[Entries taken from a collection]
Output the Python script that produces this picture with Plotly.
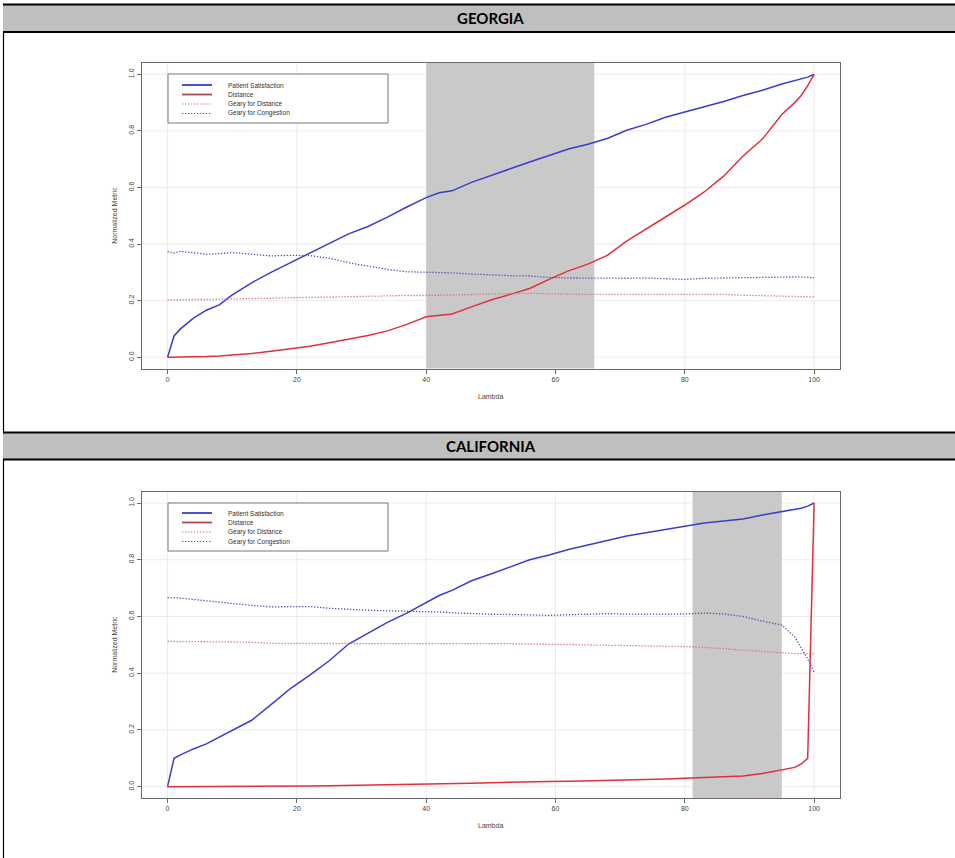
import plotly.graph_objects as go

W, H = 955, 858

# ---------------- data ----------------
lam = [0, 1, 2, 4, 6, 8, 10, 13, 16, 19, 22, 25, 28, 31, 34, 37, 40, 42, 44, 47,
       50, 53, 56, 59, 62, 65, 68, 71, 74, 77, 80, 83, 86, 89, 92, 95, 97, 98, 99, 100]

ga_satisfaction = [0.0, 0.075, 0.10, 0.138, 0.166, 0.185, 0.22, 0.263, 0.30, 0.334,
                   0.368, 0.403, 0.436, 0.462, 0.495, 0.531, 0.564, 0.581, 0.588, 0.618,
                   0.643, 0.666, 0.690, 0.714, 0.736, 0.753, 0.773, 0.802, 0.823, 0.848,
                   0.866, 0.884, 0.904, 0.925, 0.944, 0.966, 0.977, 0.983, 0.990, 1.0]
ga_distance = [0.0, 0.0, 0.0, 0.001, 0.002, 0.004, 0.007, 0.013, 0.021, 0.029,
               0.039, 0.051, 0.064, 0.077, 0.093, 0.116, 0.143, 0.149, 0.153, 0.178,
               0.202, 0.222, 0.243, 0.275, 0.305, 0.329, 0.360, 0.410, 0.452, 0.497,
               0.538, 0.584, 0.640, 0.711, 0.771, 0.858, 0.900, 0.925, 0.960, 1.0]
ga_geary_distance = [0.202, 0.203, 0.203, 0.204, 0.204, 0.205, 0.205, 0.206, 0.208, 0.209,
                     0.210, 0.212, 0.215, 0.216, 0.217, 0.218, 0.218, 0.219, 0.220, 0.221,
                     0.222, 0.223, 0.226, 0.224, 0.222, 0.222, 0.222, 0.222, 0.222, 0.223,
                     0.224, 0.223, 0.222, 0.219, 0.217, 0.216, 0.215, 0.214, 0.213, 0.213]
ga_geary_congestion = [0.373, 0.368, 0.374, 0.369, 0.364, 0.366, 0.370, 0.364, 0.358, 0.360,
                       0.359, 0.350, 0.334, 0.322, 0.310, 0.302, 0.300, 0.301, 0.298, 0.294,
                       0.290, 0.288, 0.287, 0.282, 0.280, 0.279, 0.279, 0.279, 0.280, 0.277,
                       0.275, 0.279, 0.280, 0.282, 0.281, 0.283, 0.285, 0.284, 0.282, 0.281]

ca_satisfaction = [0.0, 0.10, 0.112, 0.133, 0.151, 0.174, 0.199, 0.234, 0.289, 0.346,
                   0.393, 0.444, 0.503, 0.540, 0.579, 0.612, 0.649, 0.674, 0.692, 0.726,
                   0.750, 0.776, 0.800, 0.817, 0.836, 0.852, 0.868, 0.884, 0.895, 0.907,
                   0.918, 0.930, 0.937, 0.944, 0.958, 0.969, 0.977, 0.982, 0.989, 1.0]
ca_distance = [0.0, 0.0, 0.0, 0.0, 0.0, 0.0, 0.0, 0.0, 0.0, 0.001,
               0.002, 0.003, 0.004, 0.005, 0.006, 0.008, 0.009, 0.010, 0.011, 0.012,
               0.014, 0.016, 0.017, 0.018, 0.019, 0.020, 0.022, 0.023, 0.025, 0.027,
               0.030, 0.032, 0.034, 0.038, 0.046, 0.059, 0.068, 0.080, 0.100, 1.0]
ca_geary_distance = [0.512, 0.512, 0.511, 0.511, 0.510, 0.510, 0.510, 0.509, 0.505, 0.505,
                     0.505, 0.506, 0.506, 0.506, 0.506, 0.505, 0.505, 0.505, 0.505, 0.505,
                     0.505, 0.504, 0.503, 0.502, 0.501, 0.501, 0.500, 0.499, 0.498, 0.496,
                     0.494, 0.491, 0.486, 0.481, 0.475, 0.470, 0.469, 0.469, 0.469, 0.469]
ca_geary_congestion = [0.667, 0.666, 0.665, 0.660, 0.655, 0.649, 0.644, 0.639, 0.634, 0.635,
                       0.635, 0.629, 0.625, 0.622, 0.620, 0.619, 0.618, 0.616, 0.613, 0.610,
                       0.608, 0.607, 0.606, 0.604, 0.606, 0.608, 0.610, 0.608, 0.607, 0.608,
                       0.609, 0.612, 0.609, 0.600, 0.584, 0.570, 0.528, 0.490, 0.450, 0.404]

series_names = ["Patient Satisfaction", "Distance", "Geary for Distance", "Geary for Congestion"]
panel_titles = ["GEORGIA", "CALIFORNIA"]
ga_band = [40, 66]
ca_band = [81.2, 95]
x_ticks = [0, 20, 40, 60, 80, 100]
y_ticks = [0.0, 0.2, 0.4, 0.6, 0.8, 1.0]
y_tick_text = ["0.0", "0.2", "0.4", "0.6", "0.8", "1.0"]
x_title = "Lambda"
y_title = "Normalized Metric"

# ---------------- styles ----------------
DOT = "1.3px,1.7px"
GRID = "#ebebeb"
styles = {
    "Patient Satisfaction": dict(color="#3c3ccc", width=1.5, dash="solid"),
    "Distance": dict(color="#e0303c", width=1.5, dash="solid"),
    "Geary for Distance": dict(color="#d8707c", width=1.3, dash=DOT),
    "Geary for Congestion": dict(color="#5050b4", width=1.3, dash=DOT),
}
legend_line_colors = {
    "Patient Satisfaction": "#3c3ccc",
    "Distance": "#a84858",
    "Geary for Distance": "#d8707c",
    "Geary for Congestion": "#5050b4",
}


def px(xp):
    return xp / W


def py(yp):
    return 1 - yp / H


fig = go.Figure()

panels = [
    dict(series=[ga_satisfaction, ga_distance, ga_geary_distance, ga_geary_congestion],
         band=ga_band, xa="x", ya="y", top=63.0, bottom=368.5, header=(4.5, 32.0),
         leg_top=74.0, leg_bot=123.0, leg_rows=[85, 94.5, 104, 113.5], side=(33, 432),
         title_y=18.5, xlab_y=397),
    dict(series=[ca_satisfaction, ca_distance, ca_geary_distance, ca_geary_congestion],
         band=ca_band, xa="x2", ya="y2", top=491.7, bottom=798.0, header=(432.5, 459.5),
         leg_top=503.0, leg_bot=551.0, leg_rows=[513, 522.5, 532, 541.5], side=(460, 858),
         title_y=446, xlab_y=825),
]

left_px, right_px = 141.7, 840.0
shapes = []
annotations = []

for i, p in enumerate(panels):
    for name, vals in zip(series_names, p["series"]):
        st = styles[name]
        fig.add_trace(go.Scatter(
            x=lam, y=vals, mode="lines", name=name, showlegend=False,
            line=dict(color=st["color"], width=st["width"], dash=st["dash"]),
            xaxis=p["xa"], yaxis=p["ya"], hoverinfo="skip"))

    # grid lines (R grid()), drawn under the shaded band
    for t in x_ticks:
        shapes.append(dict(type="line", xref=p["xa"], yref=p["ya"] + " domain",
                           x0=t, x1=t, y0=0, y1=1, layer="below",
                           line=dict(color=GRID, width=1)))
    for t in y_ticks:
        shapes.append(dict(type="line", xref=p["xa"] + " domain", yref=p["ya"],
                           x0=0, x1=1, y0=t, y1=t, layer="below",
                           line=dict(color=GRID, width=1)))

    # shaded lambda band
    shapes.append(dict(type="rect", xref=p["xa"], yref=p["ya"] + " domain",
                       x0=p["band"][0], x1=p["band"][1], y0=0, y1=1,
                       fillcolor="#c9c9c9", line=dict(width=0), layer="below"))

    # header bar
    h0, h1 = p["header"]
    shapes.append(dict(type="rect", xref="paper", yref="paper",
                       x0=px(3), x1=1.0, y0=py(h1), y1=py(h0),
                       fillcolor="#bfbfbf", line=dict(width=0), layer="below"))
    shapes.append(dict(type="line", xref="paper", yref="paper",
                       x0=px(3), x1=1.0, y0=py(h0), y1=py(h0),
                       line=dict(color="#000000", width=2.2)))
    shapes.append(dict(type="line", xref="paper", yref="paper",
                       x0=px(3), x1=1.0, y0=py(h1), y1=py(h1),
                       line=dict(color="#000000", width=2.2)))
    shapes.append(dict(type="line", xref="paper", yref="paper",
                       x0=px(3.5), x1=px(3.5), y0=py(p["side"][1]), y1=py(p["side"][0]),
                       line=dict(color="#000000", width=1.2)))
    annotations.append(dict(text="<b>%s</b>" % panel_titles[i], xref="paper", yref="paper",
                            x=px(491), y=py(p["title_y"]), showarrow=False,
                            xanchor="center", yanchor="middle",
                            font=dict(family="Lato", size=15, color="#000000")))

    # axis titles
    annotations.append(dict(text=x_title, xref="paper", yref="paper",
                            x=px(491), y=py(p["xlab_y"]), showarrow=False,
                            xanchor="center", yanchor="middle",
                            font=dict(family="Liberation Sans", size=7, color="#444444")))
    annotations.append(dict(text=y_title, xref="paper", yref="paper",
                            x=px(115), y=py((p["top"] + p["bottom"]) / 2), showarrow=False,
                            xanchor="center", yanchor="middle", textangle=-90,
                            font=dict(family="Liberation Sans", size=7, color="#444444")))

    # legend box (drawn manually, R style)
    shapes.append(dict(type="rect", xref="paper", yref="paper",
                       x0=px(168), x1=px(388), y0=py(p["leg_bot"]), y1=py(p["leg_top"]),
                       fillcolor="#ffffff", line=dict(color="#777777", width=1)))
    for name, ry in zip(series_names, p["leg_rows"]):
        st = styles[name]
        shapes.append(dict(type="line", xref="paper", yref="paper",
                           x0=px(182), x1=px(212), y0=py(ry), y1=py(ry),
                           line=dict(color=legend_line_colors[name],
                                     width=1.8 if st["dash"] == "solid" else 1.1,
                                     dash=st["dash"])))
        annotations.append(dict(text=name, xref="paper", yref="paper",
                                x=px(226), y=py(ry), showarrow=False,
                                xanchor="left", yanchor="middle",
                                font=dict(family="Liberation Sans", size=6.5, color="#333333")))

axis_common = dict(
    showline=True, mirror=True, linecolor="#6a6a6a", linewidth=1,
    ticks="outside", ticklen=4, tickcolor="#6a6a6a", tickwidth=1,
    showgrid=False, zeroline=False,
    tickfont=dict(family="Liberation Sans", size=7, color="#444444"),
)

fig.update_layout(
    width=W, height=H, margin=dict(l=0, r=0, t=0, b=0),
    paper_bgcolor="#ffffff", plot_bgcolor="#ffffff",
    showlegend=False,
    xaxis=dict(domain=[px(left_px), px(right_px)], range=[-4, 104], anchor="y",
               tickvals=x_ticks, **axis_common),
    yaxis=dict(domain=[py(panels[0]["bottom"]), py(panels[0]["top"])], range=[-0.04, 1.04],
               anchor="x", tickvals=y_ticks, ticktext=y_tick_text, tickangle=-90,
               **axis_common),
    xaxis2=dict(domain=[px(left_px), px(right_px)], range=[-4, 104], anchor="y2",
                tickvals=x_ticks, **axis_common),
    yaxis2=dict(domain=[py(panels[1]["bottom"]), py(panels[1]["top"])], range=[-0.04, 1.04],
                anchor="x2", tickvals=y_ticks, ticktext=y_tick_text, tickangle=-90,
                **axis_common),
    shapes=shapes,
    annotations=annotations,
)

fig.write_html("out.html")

* * *

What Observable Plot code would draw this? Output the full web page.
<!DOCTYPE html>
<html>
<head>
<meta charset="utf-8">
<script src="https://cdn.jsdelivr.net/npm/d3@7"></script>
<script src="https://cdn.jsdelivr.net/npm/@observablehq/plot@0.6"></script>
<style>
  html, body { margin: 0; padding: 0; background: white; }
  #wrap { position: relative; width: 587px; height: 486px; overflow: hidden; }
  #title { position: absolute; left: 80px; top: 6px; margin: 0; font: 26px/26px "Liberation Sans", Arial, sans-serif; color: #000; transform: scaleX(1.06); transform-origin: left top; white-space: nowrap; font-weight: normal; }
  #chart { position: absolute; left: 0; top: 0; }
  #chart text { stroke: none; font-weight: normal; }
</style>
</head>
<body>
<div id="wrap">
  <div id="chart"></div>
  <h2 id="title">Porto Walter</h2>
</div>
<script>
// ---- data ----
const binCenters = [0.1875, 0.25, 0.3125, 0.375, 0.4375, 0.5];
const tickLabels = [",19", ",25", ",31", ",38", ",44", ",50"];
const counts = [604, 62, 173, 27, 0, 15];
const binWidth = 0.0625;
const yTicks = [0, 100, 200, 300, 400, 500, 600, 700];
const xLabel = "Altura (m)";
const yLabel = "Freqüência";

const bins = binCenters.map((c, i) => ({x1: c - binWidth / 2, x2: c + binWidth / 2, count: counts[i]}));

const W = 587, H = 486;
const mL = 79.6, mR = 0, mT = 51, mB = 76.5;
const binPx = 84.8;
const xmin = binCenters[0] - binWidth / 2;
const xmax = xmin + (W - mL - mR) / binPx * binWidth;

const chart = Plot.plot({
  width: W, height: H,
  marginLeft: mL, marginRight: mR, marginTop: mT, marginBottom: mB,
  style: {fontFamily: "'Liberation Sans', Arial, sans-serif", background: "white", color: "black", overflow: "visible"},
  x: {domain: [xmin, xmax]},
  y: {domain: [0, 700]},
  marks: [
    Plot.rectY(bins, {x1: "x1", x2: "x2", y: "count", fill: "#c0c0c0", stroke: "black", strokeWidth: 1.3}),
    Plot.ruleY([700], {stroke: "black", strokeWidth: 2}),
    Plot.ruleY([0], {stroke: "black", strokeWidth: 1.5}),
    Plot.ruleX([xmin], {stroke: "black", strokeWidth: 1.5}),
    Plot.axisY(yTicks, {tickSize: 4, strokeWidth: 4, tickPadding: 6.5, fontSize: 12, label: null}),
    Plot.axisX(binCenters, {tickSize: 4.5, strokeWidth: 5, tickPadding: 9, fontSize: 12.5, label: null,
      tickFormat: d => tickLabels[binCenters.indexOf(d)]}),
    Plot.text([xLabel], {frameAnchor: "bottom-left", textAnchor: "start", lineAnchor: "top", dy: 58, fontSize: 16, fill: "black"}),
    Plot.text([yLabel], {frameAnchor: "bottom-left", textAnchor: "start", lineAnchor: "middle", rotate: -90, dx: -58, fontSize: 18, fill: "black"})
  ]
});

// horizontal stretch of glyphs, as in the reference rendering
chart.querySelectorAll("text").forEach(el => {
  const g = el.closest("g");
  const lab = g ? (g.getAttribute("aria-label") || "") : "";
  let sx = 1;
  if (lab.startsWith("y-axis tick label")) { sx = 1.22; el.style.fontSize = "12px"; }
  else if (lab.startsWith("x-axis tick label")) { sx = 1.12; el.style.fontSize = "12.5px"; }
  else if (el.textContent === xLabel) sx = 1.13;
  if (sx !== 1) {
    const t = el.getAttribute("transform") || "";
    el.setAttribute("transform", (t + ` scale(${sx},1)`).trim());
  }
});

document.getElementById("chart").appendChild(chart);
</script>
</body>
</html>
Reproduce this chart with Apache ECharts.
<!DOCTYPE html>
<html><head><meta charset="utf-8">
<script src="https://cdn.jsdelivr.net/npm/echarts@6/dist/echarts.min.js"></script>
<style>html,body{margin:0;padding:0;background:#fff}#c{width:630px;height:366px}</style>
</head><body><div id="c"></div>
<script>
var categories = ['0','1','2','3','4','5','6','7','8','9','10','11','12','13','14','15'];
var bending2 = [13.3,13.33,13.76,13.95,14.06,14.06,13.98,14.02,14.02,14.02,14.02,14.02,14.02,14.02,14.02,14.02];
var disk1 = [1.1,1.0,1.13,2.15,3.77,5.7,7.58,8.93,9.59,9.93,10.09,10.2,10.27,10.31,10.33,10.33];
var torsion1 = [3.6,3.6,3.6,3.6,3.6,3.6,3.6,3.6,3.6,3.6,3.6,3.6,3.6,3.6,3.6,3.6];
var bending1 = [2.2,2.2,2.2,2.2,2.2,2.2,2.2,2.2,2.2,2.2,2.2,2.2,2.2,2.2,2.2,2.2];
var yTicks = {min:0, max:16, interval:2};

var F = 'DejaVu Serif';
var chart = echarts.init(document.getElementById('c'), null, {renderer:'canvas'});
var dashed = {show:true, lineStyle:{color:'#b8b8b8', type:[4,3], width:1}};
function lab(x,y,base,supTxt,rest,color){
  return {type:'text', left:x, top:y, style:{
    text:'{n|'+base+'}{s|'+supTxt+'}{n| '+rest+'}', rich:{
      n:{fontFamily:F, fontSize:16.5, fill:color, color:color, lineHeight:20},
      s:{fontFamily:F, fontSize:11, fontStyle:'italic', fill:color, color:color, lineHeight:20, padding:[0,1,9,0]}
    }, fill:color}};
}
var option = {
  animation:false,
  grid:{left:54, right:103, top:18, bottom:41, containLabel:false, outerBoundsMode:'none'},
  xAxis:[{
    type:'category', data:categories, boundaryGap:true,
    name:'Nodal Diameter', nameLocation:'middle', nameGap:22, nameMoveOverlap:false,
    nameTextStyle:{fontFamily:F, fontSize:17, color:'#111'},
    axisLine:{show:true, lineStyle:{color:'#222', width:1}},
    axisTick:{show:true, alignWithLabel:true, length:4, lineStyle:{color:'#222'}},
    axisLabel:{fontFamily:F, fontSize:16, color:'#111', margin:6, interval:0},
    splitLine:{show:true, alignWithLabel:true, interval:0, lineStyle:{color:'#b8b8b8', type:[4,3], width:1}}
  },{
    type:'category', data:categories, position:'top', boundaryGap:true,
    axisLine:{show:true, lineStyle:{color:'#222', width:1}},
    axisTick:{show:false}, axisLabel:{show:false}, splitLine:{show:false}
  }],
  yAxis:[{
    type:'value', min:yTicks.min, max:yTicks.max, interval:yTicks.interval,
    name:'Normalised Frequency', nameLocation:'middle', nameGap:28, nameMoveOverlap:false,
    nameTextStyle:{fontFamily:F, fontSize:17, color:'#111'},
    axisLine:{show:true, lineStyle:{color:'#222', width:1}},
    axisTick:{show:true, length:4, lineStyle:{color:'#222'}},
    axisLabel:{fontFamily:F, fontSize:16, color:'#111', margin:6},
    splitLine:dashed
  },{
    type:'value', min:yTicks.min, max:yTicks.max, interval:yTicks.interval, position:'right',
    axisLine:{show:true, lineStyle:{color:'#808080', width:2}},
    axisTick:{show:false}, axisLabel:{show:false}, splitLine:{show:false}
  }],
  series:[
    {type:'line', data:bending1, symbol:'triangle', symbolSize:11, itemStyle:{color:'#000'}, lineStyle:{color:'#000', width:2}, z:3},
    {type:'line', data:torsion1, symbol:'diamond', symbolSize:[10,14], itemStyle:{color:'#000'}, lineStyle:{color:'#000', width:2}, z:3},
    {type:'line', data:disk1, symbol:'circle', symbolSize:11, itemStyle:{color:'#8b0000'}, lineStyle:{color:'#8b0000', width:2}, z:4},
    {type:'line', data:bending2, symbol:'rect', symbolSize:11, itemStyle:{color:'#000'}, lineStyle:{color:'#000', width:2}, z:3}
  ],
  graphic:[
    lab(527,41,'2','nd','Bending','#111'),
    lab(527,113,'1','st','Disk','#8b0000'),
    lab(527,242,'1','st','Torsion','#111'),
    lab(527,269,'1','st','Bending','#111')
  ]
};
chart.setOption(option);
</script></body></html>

> _SET PROBLEM_
Give back the exact lines above, running from the one that has "Output the Python" through the one that has "98, 99, 100]", with nothing added and no pictures.

> _CORRECT ANSWER_
Output the Python script that produces this picture with Plotly.
import plotly.graph_objects as go

W, H = 955, 858

# ---------------- data ----------------
lam = [0, 1, 2, 4, 6, 8, 10, 13, 16, 19, 22, 25, 28, 31, 34, 37, 40, 42, 44, 47,
       50, 53, 56, 59, 62, 65, 68, 71, 74, 77, 80, 83, 86, 89, 92, 95, 97, 98, 99, 100]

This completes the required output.